According to a Billboard story, Fleetwood Mac have just finished a two-month session at the L.A. studio where they recorded the classic 1979 album Tusk. While Stevie Nicks sat this one out — according to singer/guitarist Lindsey Buckingham, she’ll add her parts as soon as “about 14 or 15 things” are addressed — this marks the first time keyboardist/singer Christine McVie has participated in a new Fleetwood Mac album since 1987′s Tango in the Night album.
“It just took on a life of its own for sure,” Buckingham said of McVie’s involvement after a 16-year break. “For years I was telling everybody, ‘Y’know, she’ll never be in the band again. She’s gone.’ I really believed that. But right now the whole thing has really got such a circular feel to it. And if you’re talking about one more act for this play or whatever you want to call it, I can’t think of a better way to do it.”

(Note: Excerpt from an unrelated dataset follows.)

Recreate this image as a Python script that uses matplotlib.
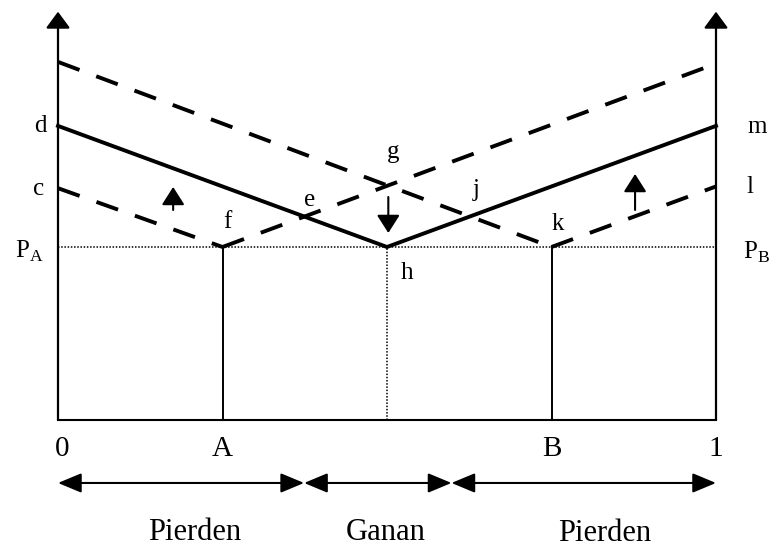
import matplotlib
matplotlib.use('Agg')
import matplotlib.pyplot as plt

plt.rcParams['font.family'] = ['Liberation Serif', 'DejaVu Serif']
plt.rcParams['mathtext.fontset'] = 'custom'
plt.rcParams['mathtext.rm'] = 'Liberation Serif'

# market line from 0 to 1, firm locations and price level
price = 1.0
axis_top = 2.36
loc_x = [0.0, 0.25, 0.75, 1.0]
loc_labels = ['0', 'A', 'B', '1']
mid_x = 0.5

# delivered price schedules (x, y)
solid_x = [0.0, 0.5, 1.0]
solid_y = [1.70, 1.0, 1.70]
dash_a_x = [0.0, 0.25, 1.0]
dash_a_y = [1.34, 1.0, 2.06]
dash_b_x = [0.0, 0.75, 1.0]
dash_b_y = [2.07, 1.0, 1.35]

# small shift arrows: x, start, end
shift_x = [0.175, 0.502, 0.877]
shift_from = [1.214, 1.289, 1.214]
shift_to = [1.347, 1.081, 1.422]

# zones along the bottom
zone_bounds = [0.0, 0.374, 0.598, 1.0]
zone_labels = ['Pierden', 'Ganan', 'Pierden']

# point labels
pt_labels = ['d', 'c', 'f', 'e', 'g', 'j', 'k', 'h', 'm', 'l']
pt_x = [-0.027, -0.030, 0.258, 0.383, 0.509, 0.635, 0.760, 0.530, 1.062, 1.052]
pt_y = [1.70, 1.335, 1.145, 1.272, 1.549, 1.329, 1.133, 0.850, 1.694, 1.347]

fig = plt.figure(figsize=(7.75, 5.48), dpi=100)
ax = fig.add_axes([0, 0, 1, 1])
ax.set_xlim(-58 / 658, 717 / 658)
ax.set_ylim(-128 / 173, 420 / 173)
ax.axis('off')

# axes: vertical arrows at 0 and 1, baseline
for x in [loc_x[0], loc_x[-1]]:
    ax.annotate('', xy=(x, axis_top), xytext=(x, 0),
                arrowprops=dict(arrowstyle='-|>,head_length=0.42,head_width=0.31',
                                lw=1.6, color='black', mutation_scale=24,
                                shrinkA=0, shrinkB=0))
ax.plot([loc_x[0], loc_x[-1]], [0, 0], color='black', lw=1.5)

# price level and firm verticals
ax.plot([loc_x[0], loc_x[-1]], [price, price], color='black', lw=1.1, ls=(0, (1, 1.1)))
for x in [loc_x[1], loc_x[2]]:
    ax.plot([x, x], [0, price], color='black', lw=1.4)
ax.plot([mid_x, mid_x], [0, price], color='black', lw=1.1, ls=(0, (1, 1.1)))

# solid schedule
ax.plot(solid_x, solid_y, color='black', lw=2.8, solid_joinstyle='miter')

# dashed schedules
dash = (0, (5.9, 4.6))
ax.plot(dash_a_x[:2], dash_a_y[:2], color='black', lw=2.8, ls=dash)
ax.plot(dash_a_x[1:], dash_a_y[1:], color='black', lw=2.8, ls=dash)
ax.plot(dash_b_x[:2], dash_b_y[:2], color='black', lw=2.8, ls=dash)
ax.plot(dash_b_x[1:], dash_b_y[1:], color='black', lw=2.8, ls=dash)

for x, y0, y1 in zip(shift_x, shift_from, shift_to):
    ax.annotate('', xy=(x, y1), xytext=(x, y0),
                arrowprops=dict(arrowstyle='-|>,head_length=0.55,head_width=0.35',
                                lw=1.5, color='black', mutation_scale=20,
                                shrinkA=0, shrinkB=0))

# zone arrows
for a, b in zip(zone_bounds[:-1], zone_bounds[1:]):
    ax.annotate('', xy=(b, -0.364), xytext=(a, -0.364),
                arrowprops=dict(arrowstyle='<|-|>,head_length=0.6,head_width=0.25',
                                lw=1.5, color='black', mutation_scale=24,
                                shrinkA=0, shrinkB=0))

# labels
for s, x, y in zip(pt_labels, pt_x, pt_y):
    ax.text(x, y, s, fontsize=18, ha='center', va='center')
ax.text(-0.043, 0.977, r'$\mathrm{P}_{\mathrm{A}}$', fontsize=18, ha='center', va='center')
ax.text(1.061, 0.971, r'$\mathrm{P}_{\mathrm{B}}$', fontsize=18, ha='center', va='center')

for s, x in zip(loc_labels, loc_x):
    ax.text(x + (0.006 if s == '0' else 0), -0.165, s, fontsize=21, ha='center', va='center')

zone_text_x = [0.208, 0.498, 0.83]
zone_text_y = [-0.692, -0.692, -0.698]
for s, x, y in zip(zone_labels, zone_text_x, zone_text_y):
    ax.text(x, y, s, fontsize=22, ha='center', va='baseline')

fig.savefig('out.png', dpi=100)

“I thought I was going to get nervous coming in the studio, but it’s felt very easy and natural,” added McVie. “Before I got to L.A. Lindsey and I had been ping-ponging ideas on computers and that; I’d send him my very, very rough, funky demos and he made some kind of sense out of them and sent them back to me with him playing guitar and they started to turn into really lovely ideas. I really missed playing with them and the chemistry of it all and started to really, really desire to start doing something again, and the only people I could think of that I would have any desire to do anything with would be them, Fleetwood Mac.”
In a Wondering Sound feature about the group’s iconic back catalog, Barry Walters had this to say about the last effort from their ‘classic lineup’:
Despite whatever discord that might’ve taken place behind the scenes (Buckingham exited shortly before the ‘Tango’ tour), Mac’s chemistry is once again palpable.
Nowhere is that synchronicity more compelling – and more telling – than on what became the band’s final American smash, McVie’s “Little Lies.” All three songwriters contribute their own distinctive vocal styles, and still manage to harmonize as one. Yet the song describes how a lover would rather be deceived than hurt by the truth, which might as well be a mantra for the band: Both it and the rest of this distinctly nocturnal ‘Tango’ is full of tingly pop touches offset by chords that are just slightly discordant, sounds both meticulously gentle and subtly unsettling.
So in other words, this full-on reunion is kinda a big deal, especially considering all the young artists (Best Coast, HAIM, even the art-metal band The Body) who still name-check the band regularly. That said, don’t expect a proper LP anytime soon.
“We haven’t finished what we’ve done here,” explained McVie, referring to their initial sessions. “These are just tracks with some overdubs, and they’re certainly not finished. I go back to England now until the beginning of rehearsals, which is the end of July, and then we’re rehearsing and then we’re touring, so we won’t really have time to [finish the songs]. There’s some talk about some time next year. Fleetwood Mac always take a long time to make a record — you know that.”